_Written exercise_
Leaving out every picture, copy the lines of the data exactly, from the first through the line containing "12.6, 15.8, 20, 25.1, 31.6, 39.8, 50.1, 63.1, 79.4, 100];".

** start Data provided **

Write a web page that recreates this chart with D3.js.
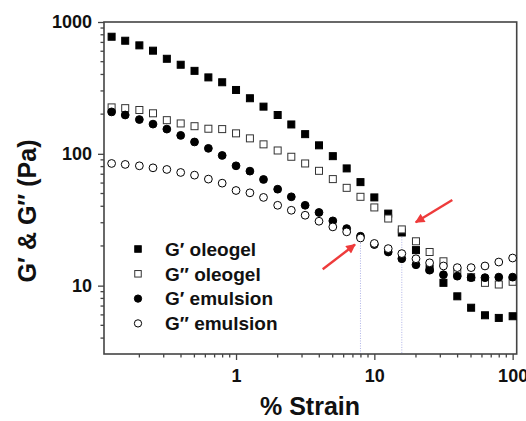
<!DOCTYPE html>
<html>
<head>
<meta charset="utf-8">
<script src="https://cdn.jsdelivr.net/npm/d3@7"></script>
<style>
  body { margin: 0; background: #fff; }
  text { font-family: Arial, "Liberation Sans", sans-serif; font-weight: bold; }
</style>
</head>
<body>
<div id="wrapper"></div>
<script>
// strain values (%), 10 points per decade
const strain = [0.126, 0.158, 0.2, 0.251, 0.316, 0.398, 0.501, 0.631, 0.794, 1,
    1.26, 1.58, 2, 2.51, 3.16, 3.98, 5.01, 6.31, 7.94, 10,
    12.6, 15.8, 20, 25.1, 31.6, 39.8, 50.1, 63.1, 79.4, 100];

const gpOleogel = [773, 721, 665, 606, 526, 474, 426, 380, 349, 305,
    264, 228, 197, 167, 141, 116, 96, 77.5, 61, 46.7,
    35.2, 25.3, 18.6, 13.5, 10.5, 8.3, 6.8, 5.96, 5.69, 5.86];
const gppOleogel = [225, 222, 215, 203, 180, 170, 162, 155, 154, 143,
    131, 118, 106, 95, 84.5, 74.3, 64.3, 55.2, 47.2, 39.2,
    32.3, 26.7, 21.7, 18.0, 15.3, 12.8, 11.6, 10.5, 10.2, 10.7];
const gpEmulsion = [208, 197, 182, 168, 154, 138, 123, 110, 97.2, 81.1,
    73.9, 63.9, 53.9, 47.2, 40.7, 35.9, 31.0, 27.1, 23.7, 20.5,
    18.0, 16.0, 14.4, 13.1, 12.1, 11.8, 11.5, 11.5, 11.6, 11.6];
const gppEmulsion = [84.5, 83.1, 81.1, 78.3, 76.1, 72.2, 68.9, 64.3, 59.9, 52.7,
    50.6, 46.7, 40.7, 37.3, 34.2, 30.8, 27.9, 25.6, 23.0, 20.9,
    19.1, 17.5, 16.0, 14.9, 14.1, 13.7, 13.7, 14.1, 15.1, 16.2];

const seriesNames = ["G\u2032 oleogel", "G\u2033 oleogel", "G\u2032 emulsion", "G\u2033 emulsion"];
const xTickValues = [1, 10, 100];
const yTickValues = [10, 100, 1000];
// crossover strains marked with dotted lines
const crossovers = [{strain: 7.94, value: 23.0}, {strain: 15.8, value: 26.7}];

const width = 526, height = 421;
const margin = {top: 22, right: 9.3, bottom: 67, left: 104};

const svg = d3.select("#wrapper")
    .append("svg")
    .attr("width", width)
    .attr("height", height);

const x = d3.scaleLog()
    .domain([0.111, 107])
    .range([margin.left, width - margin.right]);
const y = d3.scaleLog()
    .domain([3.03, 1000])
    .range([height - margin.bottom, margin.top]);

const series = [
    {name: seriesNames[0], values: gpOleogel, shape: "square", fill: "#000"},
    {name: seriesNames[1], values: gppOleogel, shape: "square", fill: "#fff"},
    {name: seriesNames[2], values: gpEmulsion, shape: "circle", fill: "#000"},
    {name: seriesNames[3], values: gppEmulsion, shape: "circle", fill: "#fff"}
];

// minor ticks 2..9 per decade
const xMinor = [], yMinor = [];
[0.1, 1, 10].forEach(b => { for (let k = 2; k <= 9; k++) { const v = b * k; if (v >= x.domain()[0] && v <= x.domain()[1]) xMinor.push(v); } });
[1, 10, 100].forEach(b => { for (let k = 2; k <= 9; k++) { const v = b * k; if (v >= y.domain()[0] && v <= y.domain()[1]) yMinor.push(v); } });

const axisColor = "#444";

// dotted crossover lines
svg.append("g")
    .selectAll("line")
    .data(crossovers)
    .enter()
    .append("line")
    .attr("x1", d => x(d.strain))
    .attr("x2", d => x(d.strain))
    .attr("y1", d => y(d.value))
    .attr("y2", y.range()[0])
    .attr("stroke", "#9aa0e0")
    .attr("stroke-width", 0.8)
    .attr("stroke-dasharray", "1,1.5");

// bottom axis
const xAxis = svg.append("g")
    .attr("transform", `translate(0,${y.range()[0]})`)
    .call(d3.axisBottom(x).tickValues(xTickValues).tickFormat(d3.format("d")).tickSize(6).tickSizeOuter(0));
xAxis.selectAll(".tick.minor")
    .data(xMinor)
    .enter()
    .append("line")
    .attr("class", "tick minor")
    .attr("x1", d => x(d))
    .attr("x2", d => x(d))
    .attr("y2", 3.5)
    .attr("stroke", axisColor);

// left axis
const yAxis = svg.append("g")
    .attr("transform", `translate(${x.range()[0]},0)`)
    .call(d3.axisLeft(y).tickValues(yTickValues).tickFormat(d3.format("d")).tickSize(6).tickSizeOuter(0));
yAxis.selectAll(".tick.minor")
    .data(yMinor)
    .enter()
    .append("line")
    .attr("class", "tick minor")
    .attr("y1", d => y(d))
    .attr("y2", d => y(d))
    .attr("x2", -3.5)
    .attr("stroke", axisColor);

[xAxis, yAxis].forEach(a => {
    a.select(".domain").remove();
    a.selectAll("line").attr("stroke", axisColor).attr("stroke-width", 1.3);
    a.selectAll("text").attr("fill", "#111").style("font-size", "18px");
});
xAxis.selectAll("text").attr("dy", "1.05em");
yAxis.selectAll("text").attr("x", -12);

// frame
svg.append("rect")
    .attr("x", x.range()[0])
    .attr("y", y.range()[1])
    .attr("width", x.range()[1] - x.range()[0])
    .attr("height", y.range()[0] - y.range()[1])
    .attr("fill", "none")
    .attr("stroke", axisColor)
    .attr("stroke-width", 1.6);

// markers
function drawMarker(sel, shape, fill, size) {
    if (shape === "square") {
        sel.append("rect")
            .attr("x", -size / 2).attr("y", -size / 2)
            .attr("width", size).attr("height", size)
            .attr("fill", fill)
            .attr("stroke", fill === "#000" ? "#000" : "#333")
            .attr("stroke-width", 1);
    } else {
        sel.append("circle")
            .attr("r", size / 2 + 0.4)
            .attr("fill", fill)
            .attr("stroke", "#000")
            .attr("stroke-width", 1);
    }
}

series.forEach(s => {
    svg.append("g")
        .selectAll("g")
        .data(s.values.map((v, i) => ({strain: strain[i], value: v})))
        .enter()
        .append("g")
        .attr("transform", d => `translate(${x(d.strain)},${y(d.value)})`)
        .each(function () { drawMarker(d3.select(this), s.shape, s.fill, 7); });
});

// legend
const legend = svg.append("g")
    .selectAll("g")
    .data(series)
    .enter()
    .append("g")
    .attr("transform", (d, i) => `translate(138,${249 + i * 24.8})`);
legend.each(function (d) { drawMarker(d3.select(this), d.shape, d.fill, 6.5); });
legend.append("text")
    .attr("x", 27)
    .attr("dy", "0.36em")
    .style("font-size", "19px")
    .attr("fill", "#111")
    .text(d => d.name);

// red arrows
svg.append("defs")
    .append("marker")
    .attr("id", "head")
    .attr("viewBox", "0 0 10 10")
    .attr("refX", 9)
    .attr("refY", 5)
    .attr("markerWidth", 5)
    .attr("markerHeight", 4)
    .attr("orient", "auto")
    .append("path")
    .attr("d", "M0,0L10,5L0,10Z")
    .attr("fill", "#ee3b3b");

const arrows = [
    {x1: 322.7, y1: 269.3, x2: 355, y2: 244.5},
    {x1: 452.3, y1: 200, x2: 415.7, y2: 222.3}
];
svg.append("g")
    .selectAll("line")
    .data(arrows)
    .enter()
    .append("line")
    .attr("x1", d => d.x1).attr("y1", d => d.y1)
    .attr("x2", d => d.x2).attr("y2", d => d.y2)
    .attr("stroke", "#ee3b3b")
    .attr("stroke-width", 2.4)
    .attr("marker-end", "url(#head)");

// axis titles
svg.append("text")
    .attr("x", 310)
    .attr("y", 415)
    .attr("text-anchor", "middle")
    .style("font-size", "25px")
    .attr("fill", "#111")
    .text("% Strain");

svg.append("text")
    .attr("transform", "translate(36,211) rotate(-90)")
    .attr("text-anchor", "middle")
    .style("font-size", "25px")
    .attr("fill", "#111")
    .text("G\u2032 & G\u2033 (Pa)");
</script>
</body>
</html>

** end Data provided **

_Task response_
Write a web page that recreates this chart with D3.js.
<!DOCTYPE html>
<html>
<head>
<meta charset="utf-8">
<script src="https://cdn.jsdelivr.net/npm/d3@7"></script>
<style>
  body { margin: 0; background: #fff; }
  text { font-family: Arial, "Liberation Sans", sans-serif; font-weight: bold; }
</style>
</head>
<body>
<div id="wrapper"></div>
<script>
// strain values (%), 10 points per decade
const strain = [0.126, 0.158, 0.2, 0.251, 0.316, 0.398, 0.501, 0.631, 0.794, 1,
    1.26, 1.58, 2, 2.51, 3.16, 3.98, 5.01, 6.31, 7.94, 10,
    12.6, 15.8, 20, 25.1, 31.6, 39.8, 50.1, 63.1, 79.4, 100];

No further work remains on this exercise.